The key to attracting long-term investment? New laws against hostile takeovers

David Offenbach

Last week Jack Dromey described the hostile takeover of GKN by Melrose as “a bleak day for British industry”. A bleak day too for the 250 workers at the Redditch headquarters of GKN, and nearly 6,000 workers  in the UK of 59,000 GKN employees in 30 countries around the world. Their jobs, their future and the future of the third largest engineering company quoted on the London Stock Exchange is in doubt.

The Tory government’s so-called industrial strategy is a complete myth. The narrow vote by shareholders in favour of the takeover of this 250-year old company was swung by hedge funds and arbitrageurs who owned 25 per cent of the shares, only recently acquired. Their short-term interest in making a quick profit came at the expense of the jobs, skills, research and development and survival of this major industrial company.

Who are the winners? A look at Melrose’s own website tells us their strategy is “Buy Improve Sell” and their objective is to achieve a “significant increase in shareholder value often in as little time as 3 to 5 years”. At the Mayfair headquarters of Melrose PLC, the main egos of the company will personally receive £286m in shares and benefits if they reach their target – money that could have gone into research and development and the long term development of GKN. One of the leading figures at Melrose was an employee at Hanson Industries in the 1980s, where Lord James Hanson and Lord Gordon White were two of Mrs Thatcher’s favourite asset strippers.

The present law provides that there are only three grounds (apart from water takeovers, which are compulsory) on which the Business Secretary can refer a takeover to the Competition and Markets Authority (CMA), which then decides whether it should be blocked. One is media plurality, the second is UK financial stability, and the third is national security. Here the Business Secretary could refer the takeover on national security grounds as GKN is a customer of the Ministry of Defence.

I’m not one to praise the Daily Mail, but the paper has been campaigning to save GKN. Lord Heseltine, himself a former Defence Secretary, has asked the government to block the deal on national security grounds and said “no other country of our sort would allow this to happen”. Even Gavin Williamson has expressed concern to cabinet colleagues.
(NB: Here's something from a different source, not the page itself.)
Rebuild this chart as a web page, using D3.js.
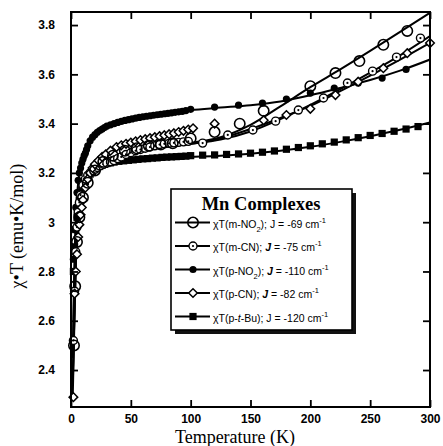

Apart from campaigning with the trade unions and the Labour movement to get the deal blocked, what should Labour do in its manifesto and as a future ruling party?

Firstly, no shareholder who has acquired shares within six months of a takeover bid should be allowed to vote. Labour wants long-term patient investors for our industrial companies, not short-term predators. Had this been the law now, I doubt GKN would have been lost.

Secondly, the Business Secretary should be able to refer a takeover bid if it is in the interests of research and development, in the interests of science and technology, or in the public interest generally. That would cover cases where the national interest demands a referral but they do not fit neatly into one of the specific existing categories.

Last year Unilever, our third biggest company by market value, only just escaped a hostile takeover bid from Kraft, which took over Cadbury’s in 2010. Unilever has just announced that its registered office will move to Rotterdam. Chief executive Paul Polman warned at the time that Dutch law provides a public interest defence for the company from predators, which we do not have in UK law.

We must strengthen our laws against hostile takeovers – not just because it is the right thing to do, but also to encourage long-term UK and overseas inward investors that their investment is safe from short-termism.

David Offenbach is vice president of Labour Business.